I hauled wood the other day and I enjoyed it. It was harder than usual because of all the snow- we are having a ‘real’ winter this year and most of me loves it. As I was carrying in wood I thought, “I really enjoy living in a place where hauling wood is a ritual and I am glad my kids are growing up in a place that requires one to haul wood.” Of course my kids were no where in sight, but oh well. And when I shared this sentiment with my man I could tell he didn’t agree: maybe it is a New England thing. There was just something about bringing in wood for the wood stove that made me feel grateful. Grateful and capable. I tapped my inner pioneer woman for a few brief moments. Of course if I were a real pioneer woman I would certainly be dead by now.
If my two traumatic births hadn’t killed me, the two severe colds I have had this year surely would have done me in. I am usually the last one in our family to get sick and I usually get a milder version than everyone else. But not this year. At the beginning of the week I could hardly breathe and my man moved out of our bedroom for the second time in 6 weeks. It gave me a good excuse to stay close to home all week and most people have appreciated me not coughing germs all over them.

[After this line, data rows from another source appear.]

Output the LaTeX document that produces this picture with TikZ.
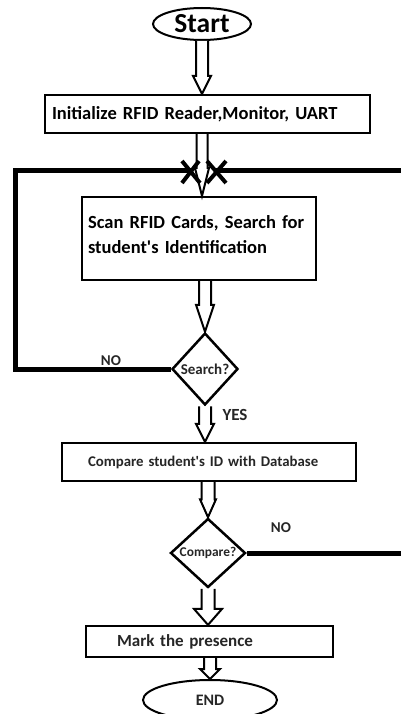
\documentclass[tikz,border=0pt]{standalone}
\usepackage{fontspec}
\setmainfont{Carlito}
\usetikzlibrary{shapes.geometric,calc}
\tikzset{
  box/.style={draw, line width=2.2pt, rectangle, inner ysep=0pt},
  ell/.style={draw, ellipse, line width=2pt, inner sep=0pt},
  dia/.style={draw, diamond, line width=2.5pt, inner sep=0pt},
  loopline/.style={line width=5pt},
  harrow/.style={draw, line width=2pt, fill=white, line join=miter},
  xmark/.style={line width=4pt},
  big/.style={font=\bfseries\fontsize{18.5}{25}\selectfont},
  lbl/.style={font=\bfseries\fontsize{15}{18}\selectfont, text=black!85},
}
\newcommand\harr[5]{\draw[harrow] ($(#1)+(-#3,0)$) -- ($(#2)+(-#3,-#5)$) -- ($(#2)+(-#4,-#5)$) -- (#2) -- ($(#2)+(#4,-#5)$) -- ($(#2)+(#3,-#5)$) -- ($(#1)+(#3,0)$);}
\begin{document}
\begin{tikzpicture}[x=1pt,y=-1pt]
\useasboundingbox[fill=white] (0,0) rectangle (400,714);
% nodes
\node[ell, minimum width=98pt, minimum height=32pt, font=\bfseries\fontsize{27.5}{30}\selectfont] (start) at (202,24) {Start};
\node[box, big, minimum width=325pt, minimum height=38pt, inner xsep=7pt, text width=311pt, align=left] (init) at (207.5,114) {Initialize RFID Reader,Monitor, UART};
\node[box, big, minimum width=234pt, minimum height=83pt, inner xsep=6pt, text width=222pt, text depth=33pt, align=left] (scan) at (199,238.5) {Scan RFID Cards, Search for\\student\textquotesingle s Identification};
\node[dia, minimum width=66pt, minimum height=72pt, font=\bfseries\fontsize{15}{17}\selectfont, text=black!85] (search) at (205,369) {Search?};
\node[box, font=\bfseries\fontsize{14.8}{17}\selectfont, text=black!85, minimum width=294pt, minimum height=38pt, inner xsep=26pt, text width=242pt, align=left] (compare) at (209,462) {Compare student\textquotesingle s ID with Database};
\node[dia, minimum width=75pt, minimum height=69pt, font=\bfseries\fontsize{13.4}{15}\selectfont, text=black!85] (comp) at (208,553) {Compare?};
\node[box, font=\bfseries\fontsize{17}{20}\selectfont, text=black!85, minimum width=247pt, minimum height=31pt, inner xsep=31pt, text width=185pt, align=left] (mark) at (209.5,641.5) {Mark the presence};
\node[ell, minimum width=134pt, minimum height=40pt, font=\bfseries\fontsize{16}{18}\selectfont, text=black!85] (end) at (210,700) {END};
% labels
\node[lbl] (no1) at (111,361) {NO};
\node[lbl, font=\bfseries\fontsize{17}{19}\selectfont] (yes) at (235,415) {YES};
\node[lbl] (no2) at (281,528) {NO};
% loop lines
\coordinate (lx) at (192,171);
\coordinate (rx) at (216,171);
\draw[loopline] (search.west) -| (15,171) -- (lx);
\draw[loopline] (comp.east) -| (412,171) -- (rx);
% hollow arrows
\harr{start.south}{init.north -| start.south}{6}{9}{18}
\harr{init.south -| start.south}{scan.north -| start.south}{5.5}{7}{28}
\harr{scan.south -| search.north}{search.north}{6}{9}{27}
\harr{search.south}{compare.north -| search.south}{6}{9}{18}
\harr{compare.south -| comp.north}{comp.north}{6.5}{8}{18}
\harr{comp.south}{mark.north -| comp.south}{6.5}{14}{16}
\harr{mark.south -| end.north}{end.north}{6}{10}{10}
% crossing marks
\draw[xmark] (182,161) -- (200,183) (182,183) -- (199,161);
\draw[xmark] (207,161) -- (226,183) (207,183) -- (226,161);
\end{tikzpicture}
\end{document}
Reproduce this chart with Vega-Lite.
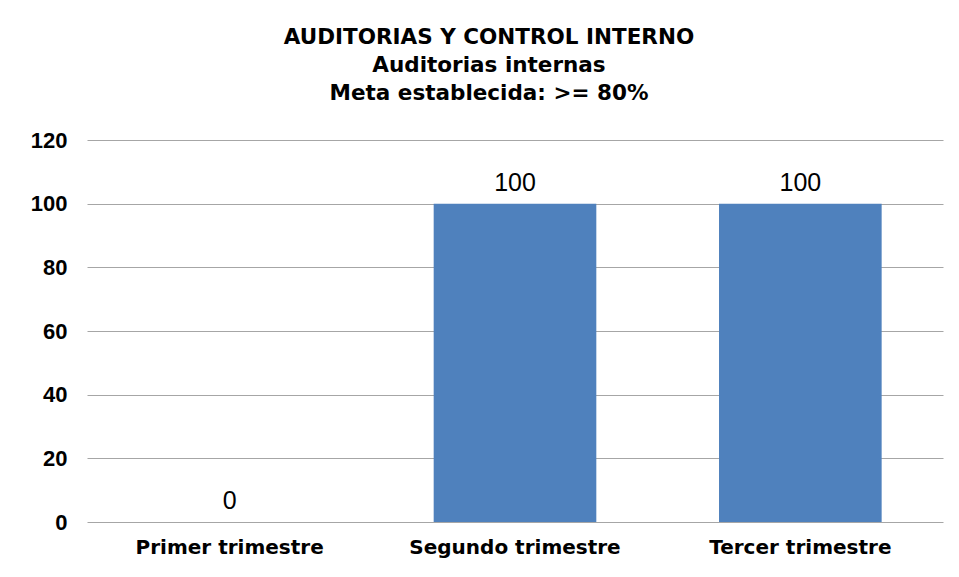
{
  "$schema": "https://vega.github.io/schema/vega-lite/v6.json",
  "width": 856,
  "height": 382,
  "autosize": "none",
  "padding": {"left": 87, "top": 140, "right": 16, "bottom": 55},
  "background": "white",
  "title": {
    "text": ["AUDITORIAS Y CONTROL INTERNO", "Auditorias internas", "Meta establecida: >= 80%"],
    "anchor": "middle",
    "dx": -26,
    "offset": 25,
    "font": "DejaVu Sans",
    "fontSize": 21.5,
    "fontWeight": "bold",
    "lineHeight": 28,
    "color": "black"
  },
  "data": {
    "values": [
      {"trimestre": "Primer trimestre", "valor": 0},
      {"trimestre": "Segundo trimestre", "valor": 100},
      {"trimestre": "Tercer trimestre", "valor": 100}
    ]
  },
  "encoding": {
    "x": {
      "field": "trimestre",
      "type": "nominal",
      "sort": null,
      "scale": {"paddingInner": 0.43, "paddingOuter": 0.215},
      "axis": {
        "title": null,
        "labelAngle": 0,
        "ticks": false,
        "domain": false,
        "labelPadding": 15,
        "labelLimit": 0,
        "labelFont": "DejaVu Sans",
        "labelFontSize": 20,
        "labelFontWeight": "bold",
        "labelColor": "black"
      }
    },
    "y": {
      "field": "valor",
      "type": "quantitative",
      "scale": {"domain": [0, 120], "nice": false},
      "axis": {
        "title": null,
        "values": [0, 20, 40, 60, 80, 100, 120],
        "ticks": false,
        "domain": false,
        "grid": true,
        "gridColor": "#A6A6A6",
        "gridWidth": 1,
        "labelPadding": 20,
        "labelFont": "Liberation Sans",
        "labelFontSize": 22,
        "labelFontWeight": "bold",
        "labelColor": "black"
      }
    }
  },
  "layer": [
    {"mark": {"type": "bar", "color": "#4F81BD"}},
    {
      "mark": {"type": "text", "baseline": "alphabetic", "dy": -13, "font": "Liberation Sans", "fontSize": 25, "color": "black"},
      "encoding": {"text": {"field": "valor", "type": "quantitative"}}
    }
  ],
  "config": {"view": {"stroke": null}}
}
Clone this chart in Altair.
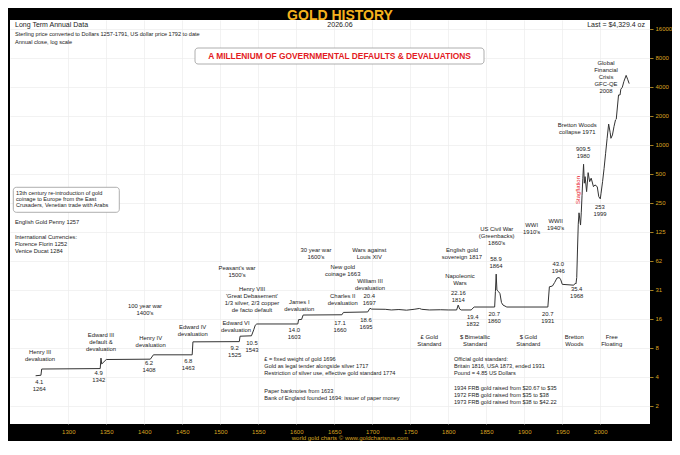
import altair as alt
import pandas as pd

FONT = "Liberation Sans"
GOLD = "#d9a521"
TITLE_GOLD = "#f5b21e"
INK = "#222222"

# ---- price series (year, USD per oz, annual close, log scale) ----
years = [1257, 1264, 1265, 1342, 1343, 1344, 1350, 1408, 1412, 1463, 1464, 1525, 1526,
         1541, 1544, 1546, 1548, 1602, 1603, 1607, 1609, 1660, 1662, 1694, 1697, 1699,
         1717, 1725, 1735, 1745, 1755, 1762, 1765, 1775, 1790, 1800, 1811, 1813, 1815,
         1817, 1830, 1834, 1861, 1862, 1863, 1864, 1866, 1868, 1870, 1872, 1877, 1931,
         1933, 1937, 1940, 1943, 1946, 1948, 1950, 1965, 1967, 1968, 1969, 1970, 1971,
         1972, 1974, 1975, 1976, 1977, 1978, 1979, 1980, 1982, 1984, 1986, 1988, 1991,
         1993, 1996, 1998, 2000, 2001, 2003, 2005, 2007, 2009, 2011, 2013, 2014, 2016,
         2018, 2020, 2021, 2024, 2026, 2027, 2029, 2031, 2034, 2036, 2038]
prices = [4.0, 4.05, 4.7, 4.75, 6.1, 5.3, 5.9, 5.95, 6.6, 6.6, 9.0, 9.05, 10.3,
          10.4, 12.0, 13.4, 13.8, 13.8, 15.3, 15.4, 17.1, 17.2, 18.2, 18.4, 20.1, 19.7,
          19.6, 19.3, 19.5, 19.2, 19.6, 20.0, 19.6, 19.3, 19.4, 19.3, 19.3, 21.7, 19.7,
          19.3, 19.3, 20.7, 20.7, 30.0, 45.5, 31.0, 30.0, 28.5, 23.0, 21.7, 20.7, 20.7,
          33.6, 34.2, 37.3, 41.4, 41.9, 39.7, 35.6, 34.9, 36.5, 36.0, 42.0, 81.0, 150.0,
          197.0, 147.0, 200.0, 300.0, 450.0, 629.0, 400.0, 468.0, 327.0, 515.0, 415.0, 451.0, 368.0,
          384.0, 368.0, 290.0, 275.0, 315.0, 415.0, 571.0, 819.0, 1171.0, 1646.0, 1339.0, 1171.0, 1268.0,
          1546.0, 1816.0, 1847.0, 3300.0, 3300.0, 3786.0, 3971.0, 4544.0, 5270.0, 4799.0, 4329.4]

# ---- axis ticks ----
y_ticks = [1.953125, 3.90625, 7.8125, 15.625, 31.25, 62.5, 125, 250, 500, 1000, 2000, 4000, 8000, 16000]
x_ticks = [1300, 1350, 1400, 1450, 1500, 1550, 1600, 1650, 1700, 1750, 1800, 1850, 1900, 1950, 2000]

# ---- event annotations anchored at (year, price) ----
ann_text = [
    "Henry III\ndevaluation", "4.1\n1264", "Edward III\ndefault &\ndevaluation", "4.9\n1342",
    "100 year war\n1400's", "Henry IV\ndevaluation", "6.2\n1408", "Edward IV\ndevaluation", "6.8\n1463",
    "Edward VI\ndevaluation", "9.2\n1525", "10.5\n1543", "Peasant's war\n1500's",
    "Henry VIII\n'Great Debasement'\n1/3 silver, 2/3 copper\nde facto default",
    "James I\ndevaluation", "14.0\n1603", "30 year war\n1600's", "New gold\ncoinage 1663",
    "Charles II\ndevaluation", "17.1\n1660", "Wars against\nLouis XIV", "William III\ndevaluation",
    "20.4\n1697", "18.6\n1695", "£ Gold\nStandard", "$ Bimetallic\nStandard",
    "English gold\nsovereign 1817", "Napoleonic\nWars", "22.16\n1814", "19.4\n1832",
    "US Civil War\n(Greenbacks)\n1860's", "58.9\n1864", "20.7\n1860", "WWI\n1910's", "WWII\n1940's",
    "43.0\n1946", "20.7\n1931", "35.4\n1968", "$ Gold\nStandard", "Bretton\nWoods", "Free\nFloating",
    "Bretton Woods\ncollapse 1971", "909.5\n1980", "253\n1999",
    "Global\nFinancial\nCrisis\nGFC-QE\n2008",
]
ann_year = [1262.8, 1261.8, 1343.0, 1340.0, 1400.9, 1408.4, 1406.2, 1463.7, 1457.9,
            1520.7, 1518.9, 1541.7, 1522.0, 1541.7, 1603.9, 1597.4, 1625.9, 1661.1,
            1661.1, 1657.5, 1696.1, 1697.0, 1696.1, 1691.7, 1775.0, 1835.1,
            1818.0, 1815.4, 1813.2, 1832.1, 1863.7, 1862.8, 1860.5, 1909.7, 1941.3,
            1944.7, 1930.8, 1968.9, 1905.3, 1965.8, 2015.0, 1969.7, 1977.6, 1999.6, 2007.5]
ann_price = [7.58, 3.73, 11.38, 4.62, 22.78, 10.52, 5.79, 13.89, 6.16,
             15.06, 8.28, 9.47, 57.2, 34.2, 25.25, 12.83, 86.9, 58.3,
             28.93, 15.28, 86.9, 41.7, 28.93, 16.3, 10.77, 10.77,
             86.9, 46.7, 31.3, 17.38, 143.7, 69.6, 18.81, 158.1, 175.2,
             62.2, 18.81, 34.2, 10.77, 10.77, 10.77, 1728.6, 973.6, 244.9, 7525.0]

# ---- left aligned notes anchored at (year, price) ----
note_text = [
    "£ = fixed weight of gold 1696\nGold as legal tender alongside silver 1717\nRestriction of silver use, effective gold standard 1774",
    "Paper banknotes from 1633\nBank of England founded 1694: issuer of paper money",
    "Official gold standard:\nBritain 1816, USA 1873, ended 1931\nPound = 4.85 US Dollars",
    "1934 FRB gold raised from $20.67 to $35\n1972 FRB gold raised from $35 to $38\n1973 FRB gold raised from $38 to $42.22",
]
note_year = [1557.9, 1557.9, 1807.5, 1807.5]
note_price = [6.26, 2.89, 6.26, 3.11]

stag_text = ["Stagflation"]
stag_year = [1971.05]
stag_price = [339.9]

one = alt.Data(values=[{}])

X = alt.X("year:Q",
          scale=alt.Scale(domain=[1223.3, 2065.4], nice=False, zero=False),
          axis=alt.Axis(values=x_ticks, format="d", title=None, labelColor=GOLD,
                        labelFont=FONT, labelFontSize=6, ticks=False, domain=False,
                        labelPadding=4.5, grid=True, gridColor="#ececec", gridWidth=0.7))
Y = alt.Y("value:Q",
          scale=alt.Scale(type="log", domain=[1.262, 19820], nice=False),
          axis=alt.Axis(orient="right", values=y_ticks, title=None,
                        labelExpr="datum.value < 16 ? format(datum.value, '.0f') : format(floor(datum.value), 'd')",
                        labelColor=GOLD, labelFont=FONT, labelFontSize=6, tickColor=GOLD,
                        tickSize=3, tickWidth=0.8, labelPadding=2, domain=False,
                        grid=True, gridColor="#ececec", gridWidth=0.7))

line = alt.Chart(pd.DataFrame({"year": years, "value": prices})).mark_line(
    color="#333333", strokeWidth=1
).encode(x=X, y=Y)

ann = alt.Chart(pd.DataFrame({"label": ann_text, "year": ann_year, "value": ann_price})).mark_text(
    align="center", baseline="top", fontSize=5.9, lineHeight=7, lineBreak="\n", font=FONT, color=INK
).encode(x=X, y=Y, text="label:N")

notes = alt.Chart(pd.DataFrame({"label": note_text, "year": note_year, "value": note_price})).mark_text(
    align="left", baseline="top", fontSize=5.6, lineHeight=7, lineBreak="\n", font=FONT, color=INK
).encode(x=X, y=Y, text="label:N")

stag = alt.Chart(pd.DataFrame({"label": stag_text, "year": stag_year, "value": stag_price})).mark_text(
    align="center", baseline="middle", angle=270, fontSize=5.9, font=FONT, color="#e8202a"
).encode(x=X, y=Y, text="label:N")


def txt(s, x, y, size, align="left", weight="normal", color=INK, font=FONT, lh=None):
    kw = dict(align=align, baseline="middle", fontSize=size, fontWeight=weight, color=color, font=font)
    if lh is not None:
        kw.update(lineBreak="\n", lineHeight=lh, baseline="top")
    return alt.Chart(one).mark_text(**kw).encode(
        x=alt.value(x), y=alt.value(y), text=alt.value(s))


def box(x1, y1, x2, y2):
    return alt.Chart(one).mark_rect(fill="white", stroke="#9a9a9a", strokeWidth=0.8, cornerRadius=3).encode(
        x=alt.value(x1), x2=alt.value(x2), y=alt.value(y1), y2=alt.value(y2))


furniture = [
    txt("GOLD HISTORY", 330, -4.5, 14, align="center", weight="bold", color=TITLE_GOLD,
        font="Liberation Sans Narrow, Arial Narrow, Liberation Sans"),
    txt("Long Term Annual Data", 5, 5, 7),
    txt("Sterling price converted to Dollars 1257-1791, US dollar price 1792 to date", 5, 14, 5.6),
    txt("Annual close, log scale", 5, 22, 5.6),
    txt("2026.06", 330, 5, 7, align="center"),
    txt("Last = $4,329.4 oz", 635, 5, 7, align="right"),
    box(185, 28, 474, 44),
    txt("A MILLENIUM OF GOVERNMENTAL DEFAULTS & DEVALUATIONS", 329.5, 36.3, 8.4,
        align="center", weight="bold", color="#e31b23"),
    box(3.3, 167.3, 109.3, 192.3),
    txt("13th century re-introduction of gold\ncoinage to Europe from the East\nCrusaders, Venetian trade with Arabs",
        6, 170.6, 5.6, lh=6),
    txt("English Gold Penny 1257", 5, 202.3, 5.7),
    txt("International Currencies:\nFlorence Florin 1252\nVenice Ducat 1284", 5, 213.7, 5.7, lh=7.2),
    txt("world gold charts © www.goldchartsrus.com", 340, 418, 6, align="center", color=GOLD),
]

chart = alt.layer(line, ann, notes, stag, *furniture).properties(
    width=640, height=404,
    autosize=alt.AutoSizeParams(type="none"),
    padding={"left": 2, "top": 12, "right": 22, "bottom": 17},
    background="black",
).configure_view(fill="white", stroke=None)

chart.save("out.html", embed_options={"renderer": "svg", "actions": False})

I did have an information session on Wednesday morning. One poor man showed up and patiently dealt with my coughing, sneezing and constant nose blowing. At the end of the session he wanted to shake my hand. As I reached out my hand I couldn’t help thinking, “I wouldn’t do that if I were you.” My hot sweaty hand had been gripping a balled up tissue most of the morning and in my mind it pulsed red with teeming bacteria. I probably shouldn’t have shaken his hand.
I am feeling better now and am still grateful for the cozy winter and gradually feeling capable again. And Costa Rica is only a bit over two weeks away. I can always cheer my man’s distress at this ‘real’ winter by pointing out that we picked a good year to get away.